The temperature data used are those from Lyon – Bron (we do not have long series of daily temperatures close to the glacier). The winter precipitation data used are those from Besse en Oisans. Figure 17 shows the values for the balances reconstructed in the manner outlined above, the observed balances and the extreme values of the balances reconstructed by applying to the model an error of ±0.5 m of water for both the accumulation and the ablation values.

Fig. 17.

Measured and reconstructed specific net balance of glacier de Sarennes. The thin lines show the extreme values of the balances by applying to the model an error of 0.5 m of water for both the accumulation and ablation values.

The two curves are relatively well correlated (ρ = 0.81). There are big differences between the measured values and the calculated values only for a few years, such as 1983. That was a year with exceptional amounts of snow (Fig. 16), which is poorly represented by Besse en Oisans precipitation.

Conclusions

This paper shows the limits of mass-balance reconstruction drawn from meteorological data. In particular, the relation of the Sarennes balance, apparently strongly established over an observation period of more than 20 years (1949 – 74), is no longer the same over the past two decades (1974 – 94). More precisely, we have shown that the strong relationship between summer temperature and summer ablation between 1949 and 1974 completely deteriorated over the past 20 years.

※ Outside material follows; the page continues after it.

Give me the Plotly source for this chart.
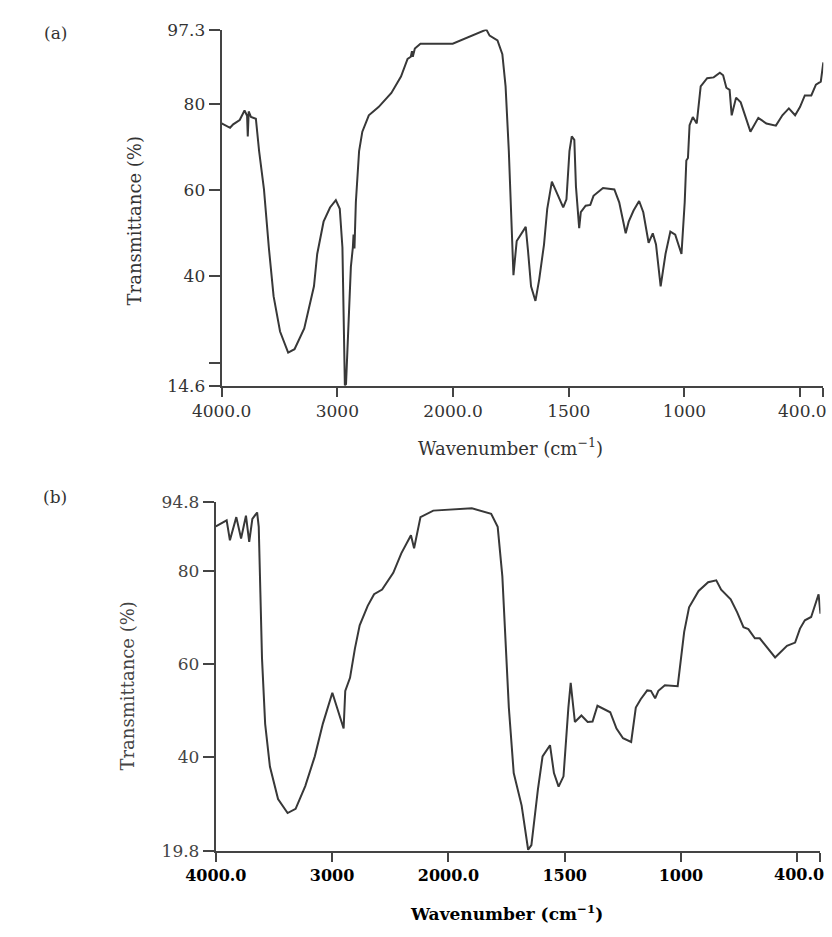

By taking into account the state of the glacier surface (snow-ice) during successive summers, we have highlighted the importance of the albedo and the necessity to distinguish snow ablation from ice ablation. For small glaciers like glacier de Sarennes, whose whole surface is close to the equilibrium line, it is impossible to ignore this parameter. As far as large glaciers are concerned, the inter-annual changes of surface conditions probably play a less important role in the total ablation variations, since they only modify that part close to the equilibrium line.

In order to take into account the conditions of the glacier surface, reconstruction requires daily meteorological data and not only monthly data. Furthermore, for a reliable reconstruction, it seems important to check global volume variation by another method (cartographic means).